Code that draws figures:
* * *
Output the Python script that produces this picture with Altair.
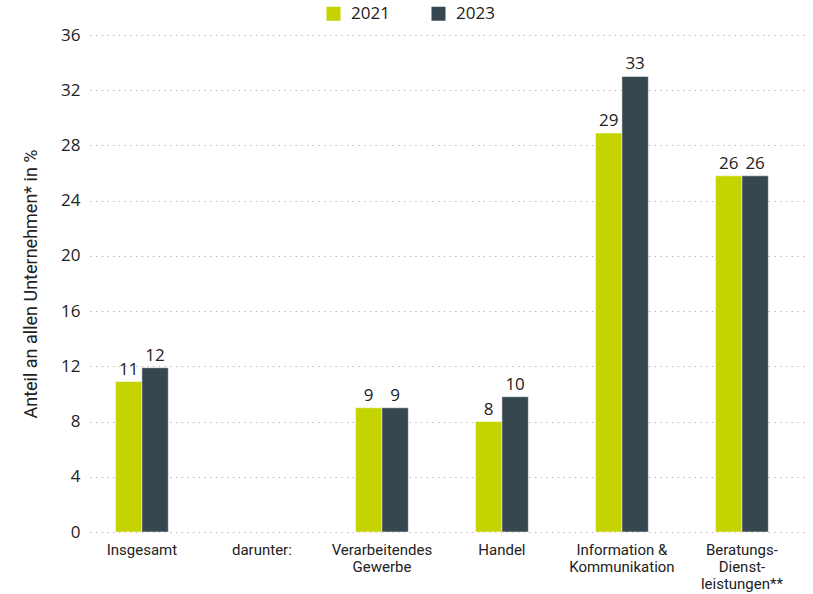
import altair as alt
import pandas as pd

categories = ["Insgesamt", "darunter:", "Verarbeitendes|Gewerbe", "Handel",
              "Information &|Kommunikation", "Beratungs-|Dienst-|leistungen**"]
years = ["2021", "2023"]
values_2021 = [10.9, None, 9.0, 8.0, 28.9, 25.8]
values_2023 = [11.9, None, 9.0, 9.8, 33.0, 25.8]
colors = ["#c5d300", "#37474f"]

rows = []
for c, a, b in zip(categories, values_2021, values_2023):
    for y, v in zip(years, [a, b]):
        if v is not None:
            rows.append({"cat": c, "year": y, "value": v, "label": str(round(v))})
df = pd.DataFrame(rows)

font = "Open Sans"
lab = "Roboto"

x = alt.X("cat:N", sort=categories,
          scale=alt.Scale(domain=categories, paddingInner=0.56, paddingOuter=0.259, align=0.41),
          axis=alt.Axis(title=None, labelAngle=0, labelExpr="split(datum.label, '|')",
                        labelFontSize=15, labelColor="#222", labelPadding=10, labelLineHeight=17,
                        domain=False, ticks=False, labelFont=lab))
y = alt.Y("value:Q", scale=alt.Scale(domain=[0, 36], nice=False),
          axis=alt.Axis(title="Anteil an allen Unternehmen* in %", values=list(range(0, 37, 4)),
                        labelFontSize=17, labelColor="#222", labelPadding=10,
                        titleFontSize=18, titleFontWeight="normal", titleColor="#222", titlePadding=20,
                        domain=False, ticks=False, grid=True, gridDash=[1.2, 4.5], gridColor="#aaa",
                        gridWidth=1.2, labelFont=font, titleFont=lab))

base = alt.Chart(df).encode(x=x, xOffset=alt.XOffset("year:N", sort=years))

bars = base.mark_bar(stroke="white", strokeWidth=0.5).encode(
    y=y,
    color=alt.Color("year:N", scale=alt.Scale(domain=years, range=colors),
                    legend=alt.Legend(title=None, orient="none", direction="horizontal",
                                      legendX=235, legendY=-30, symbolType="square",
                                      symbolSize=196, symbolStrokeWidth=0, labelFontSize=17,
                                      labelFont=font, labelColor="#222", columnPadding=40,
                                      labelOffset=9)),
)
text = base.mark_text(baseline="bottom", dy=-3, fontSize=17, font=font, color="#222").encode(
    y="value:Q", text="label:N")

chart = (bars + text).properties(
    width=715, height=497,
    autosize=alt.AutoSizeParams(type="none"),
    padding={"left": 90, "top": 35, "right": 8, "bottom": 62},
).configure_view(stroke=None)

chart.save("out.html", embed_options={"renderer": "svg", "actions": False})
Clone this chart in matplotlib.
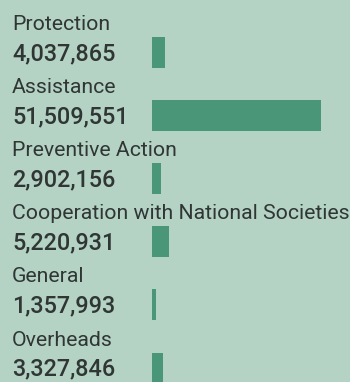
* * *
* **WRITTEN REQUEST**
Beginning with the first line of the records above, extract each line exactly through the line that holds "df = pd.DataFrame(rows)", both ends included. Omit pictures.

* **EXERCISE RESULT**
Output the Python script that produces this picture with Altair.
import altair as alt
import pandas as pd

categories = ["Insgesamt", "darunter:", "Verarbeitendes|Gewerbe", "Handel",
              "Information &|Kommunikation", "Beratungs-|Dienst-|leistungen**"]
years = ["2021", "2023"]
values_2021 = [10.9, None, 9.0, 8.0, 28.9, 25.8]
values_2023 = [11.9, None, 9.0, 9.8, 33.0, 25.8]
colors = ["#c5d300", "#37474f"]

rows = []
for c, a, b in zip(categories, values_2021, values_2023):
    for y, v in zip(years, [a, b]):
        if v is not None:
            rows.append({"cat": c, "year": y, "value": v, "label": str(round(v))})
df = pd.DataFrame(rows)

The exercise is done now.